The Australian Competition and Consumer Commission (ACCC) had earlier delayed a decision on the deal, amid concern that Shell may prioritise supply to BG's LNG facilities in Queensland over competing gas users, leading to higher domestic gas prices.
"The proposed acquisition would be unlikely to substantially lessen competition in the wholesale natural gas market, in either Queensland or eastern Australia more broadly," ACCC chairman Rod Sims said in a statement on Thursday.
Shell owns a 50 per cent interest in coal seam gas company Arrow Energy, which produces gas in the eastern Australia's Surat and Bowen basins.
BG holds a majority stake in the giant Queensland Curtis Liquefied Natural Gas project (QCLNG).

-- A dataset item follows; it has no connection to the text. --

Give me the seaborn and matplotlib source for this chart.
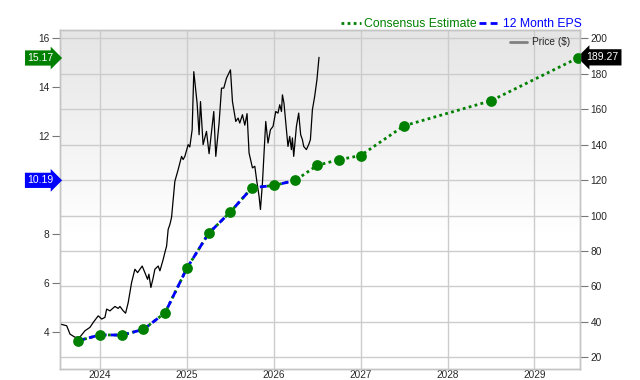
import numpy as np
import seaborn as sns
import matplotlib.pyplot as plt
from matplotlib.lines import Line2D
from matplotlib import transforms
from matplotlib.colors import LinearSegmentedColormap

sns.set_style("white")
plt.rcParams["font.family"] = ["Liberation Sans", "DejaVu Sans"]

# EPS: actual 12 month EPS then consensus estimates (left axis)
eps_years = [2023.75, 2024.0, 2024.25, 2024.5, 2024.75, 2025.0, 2025.25, 2025.5,
             2025.75, 2026.0, 2026.25, 2026.5, 2026.75, 2027.0, 2027.5, 2028.5, 2029.5]
eps_values = [3.66, 3.90, 3.89, 4.12, 4.80, 6.61, 8.03, 8.90,
              9.89, 9.98, 10.19, 10.80, 11.03, 11.20, 12.41, 13.43, 15.17]
n_actual = 11

# price (right axis)
price_years = [2023.540, 2023.617, 2023.655, 2023.713, 2023.770, 2023.828, 2023.885, 2023.923,
               2023.980, 2024.020, 2024.057, 2024.077, 2024.115, 2024.172, 2024.210, 2024.230,
               2024.268, 2024.295, 2024.325, 2024.364, 2024.402, 2024.433, 2024.486, 2024.517,
               2024.548, 2024.563, 2024.586, 2024.613, 2024.632, 2024.670, 2024.690, 2024.728,
               2024.747, 2024.767, 2024.785, 2024.805, 2024.824, 2024.862, 2024.900, 2024.939,
               2024.957, 2024.977, 2025.015, 2025.034, 2025.061, 2025.080, 2025.118, 2025.141,
               2025.157, 2025.187, 2025.226, 2025.256, 2025.295, 2025.310, 2025.333, 2025.371,
               2025.399, 2025.425, 2025.456, 2025.502, 2025.525, 2025.563, 2025.590, 2025.609,
               2025.640, 2025.667, 2025.693, 2025.716, 2025.755, 2025.782, 2025.808, 2025.831,
               2025.847, 2025.870, 2025.908, 2025.934, 2025.962, 2025.992, 2026.023, 2026.049,
               2026.069, 2026.089, 2026.100, 2026.118, 2026.146, 2026.164, 2026.184, 2026.203,
               2026.215, 2026.230, 2026.261, 2026.287, 2026.310, 2026.330, 2026.345, 2026.376,
               2026.402, 2026.422, 2026.445, 2026.471, 2026.497, 2026.521]
price_values = [38.8, 37.8, 33.1, 31.3, 31.5, 35.0, 36.9, 39.7,
                43.4, 41.6, 42.5, 47.2, 46.2, 48.7, 47.6, 48.7,
                46.2, 44.9, 50.9, 62.2, 69.7, 67.8, 71.5, 67.8,
                64.0, 66.9, 59.4, 65.0, 69.7, 71.5, 68.8, 75.3,
                79.1, 82.8, 92.2, 95.0, 99.0, 119.3, 125.9, 133.4,
                131.6, 133.4, 140.0, 138.7, 148.4, 181.2, 163.4, 145.6,
                164.3, 140.0, 147.5, 134.9, 152.2, 158.7, 133.4, 152.2,
                171.9, 171.9, 177.5, 182.2, 164.3, 153.1, 155.0, 152.2,
                156.9, 151.0, 157.5, 135.3, 126.9, 127.8, 118.4, 110.9,
                103.4, 118.4, 153.1, 140.9, 148.4, 150.3, 158.7, 157.8,
                162.5, 158.7, 168.1, 163.4, 148.4, 139.0, 144.7, 137.2,
                143.8, 133.4, 150.3, 157.8, 145.6, 142.8, 139.0, 137.2,
                140.0, 142.8, 159.7, 167.2, 176.5, 189.27]

year_ticks = [2024, 2025, 2026, 2027, 2028, 2029]
eps_ticks = [4, 6, 8, 12, 14, 16]
price_ticks = [20, 40, 60, 80, 100, 120, 140, 160, 180, 200]

grid_c = "#cccccc"
green = "#008000"
blue = "#0000ff"

fig = plt.figure(figsize=(6.4, 3.8), dpi=100)
ax = fig.add_axes([60 / 640, 11 / 380, 520 / 640, 339 / 380])
ax2 = ax.twinx()

# background gradient, gray at the top fading to white
grad = np.linspace(0, 1, 256).reshape(-1, 1)
grad = np.clip((grad - 0.4) / 0.6, 0, 1)
ax.imshow(grad, cmap=LinearSegmentedColormap.from_list("bg", ["#ffffff", "#e5e5e5"]),
          aspect="auto", extent=[0, 1, 0, 1], transform=ax.transAxes, zorder=0,
          origin="lower", vmin=0, vmax=1)

# price on the base axes (right side ticks)
sns.lineplot(x=price_years, y=price_values, ax=ax, color="black", lw=0.9, zorder=3)
ax.set_xlim(2023.54, 2029.525)
ax.set_ylim(13.4, 204.7)
ax.set_xticks(year_ticks)
ax.set_xticklabels([str(y) for y in year_ticks])
ax.set_yticks(price_ticks)
ax.yaxis.tick_right()
ax.grid(True, color=grid_c, lw=1)
ax.set_axisbelow(True)
for g in ax.get_xgridlines() + ax.get_ygridlines():
    g.set_zorder(1)

# EPS on twin axes (left side ticks)
sns.lineplot(x=eps_years, y=eps_values, ax=ax2, color=green, lw=2,
             linestyle=(0, (1, 1.2)), zorder=3)
sns.lineplot(x=eps_years[:n_actual], y=eps_values[:n_actual], ax=ax2, color=blue, lw=2,
             linestyle=(0, (2.5, 1.5)), zorder=4)
sns.scatterplot(x=eps_years, y=eps_values, ax=ax2, color=green, s=60,
                edgecolor=green, linewidth=0, zorder=5)
ax2.set_ylim(2.51, 16.31)
ax2.set_yticks(eps_ticks)
ax2.yaxis.tick_left()
ax2.grid(False)

for a in (ax, ax2):
    for s in a.spines.values():
        s.set_color("#c4c4c4")
        s.set_linewidth(1)
    a.set_xlabel("")
    a.set_ylabel("")
ax.tick_params(axis="x", length=0, pad=0.5, labelsize=7.2)
ax.tick_params(axis="y", length=6, width=0.8, color="#777777", pad=1.5, labelsize=7.3,
               right=True, left=False)
ax2.tick_params(axis="y", length=6, width=0.8, color="#777777", pad=1.5, labelsize=7.3,
                left=True, right=False)

# value tags
tl = transforms.blended_transform_factory(ax2.transAxes, ax2.transData)
tr = transforms.blended_transform_factory(ax.transAxes, ax.transData)
ax2.text(-0.012, eps_values[-1], f"{eps_values[-1]:.2f}", transform=tl, ha="right", va="center",
         color="white", fontsize=7.5,
         bbox=dict(boxstyle="rarrow,pad=0.25", fc=green, ec="none"), clip_on=False)
ax2.text(-0.012, eps_values[n_actual - 1], f"{eps_values[n_actual - 1]:.2f}", transform=tl,
         ha="right", va="center", color="white", fontsize=7.5,
         bbox=dict(boxstyle="rarrow,pad=0.25", fc=blue, ec="none"), clip_on=False)
ax.text(1.012, price_values[-1], f"{price_values[-1]:.2f}", transform=tr, ha="left", va="center",
        color="white", fontsize=7.5,
        bbox=dict(boxstyle="larrow,pad=0.3", fc="black", ec="none"), clip_on=False, zorder=10)

# legends
top_handles = [Line2D([], [], color=green, lw=2, linestyle=(0, (1, 1.2))),
               Line2D([], [], color=blue, lw=2, linestyle=(0, (2.5, 1.5)))]
leg = ax2.legend(top_handles, ["Consensus Estimate", "12 Month EPS"], loc="lower right",
                 bbox_to_anchor=(1.005, 0.995), ncol=2, frameon=False, fontsize=8.8,
                 handlelength=1.6, handletextpad=0.3, columnspacing=0.2,
                 borderaxespad=0, borderpad=0.1, labelcolor=[green, blue])
ax2.add_artist(leg)
ax2.legend([Line2D([], [], color="#808080", lw=2)], ["Price ($)"], loc="upper right",
           bbox_to_anchor=(0.985, 0.985), frameon=False, fontsize=7.3,
           handlelength=1.7, handletextpad=0.5, borderaxespad=0, borderpad=0.2)

fig.savefig("out.png", dpi=100)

The regulator said it had received a large number of submissions from market participants concerned about the competition effects of the proposed deal. Some had urged it to approve the acquisition, but only after undertakings from the two companies to make gas available domestically.
"The ACCC concluded that as Arrow is not currently focused on supplying domestic customers, and appears unlikely to be so in the future, aligning Arrow with an LNG operator would not change competition for domestic customers," Mr Sims said.
There was too much uncertainty about the amount and timing of future gas supplies for the regulator to consider that Arrow and BG would remain meaningful competitors in the domestic market, if the takeover did not take place, he added.
The regulator has been holding a year-long inquiry into east coast gas markets after complaints from gas users about an opaque trading market and lack of competition.
In preliminary observations in September, it said the arrival of large export-focused LNG projects appeared to have permanently affected pricing for local users.
Shell's takeover of BG, the biggest deal in the global energy sector in a decade, was first announced in April, after crude oil prices nearly halved to below $US50 a barrel, amid rising supplies and lacklustre demand.
The merger has already received the green light from regulators in the US, European Union and Brazil. It is now awaiting approval from Australia's Foreign Investment Review Board (FIRB) and the Chinese government.
On Thursday, BG Group confirmed the unconditional approval from the ACCC.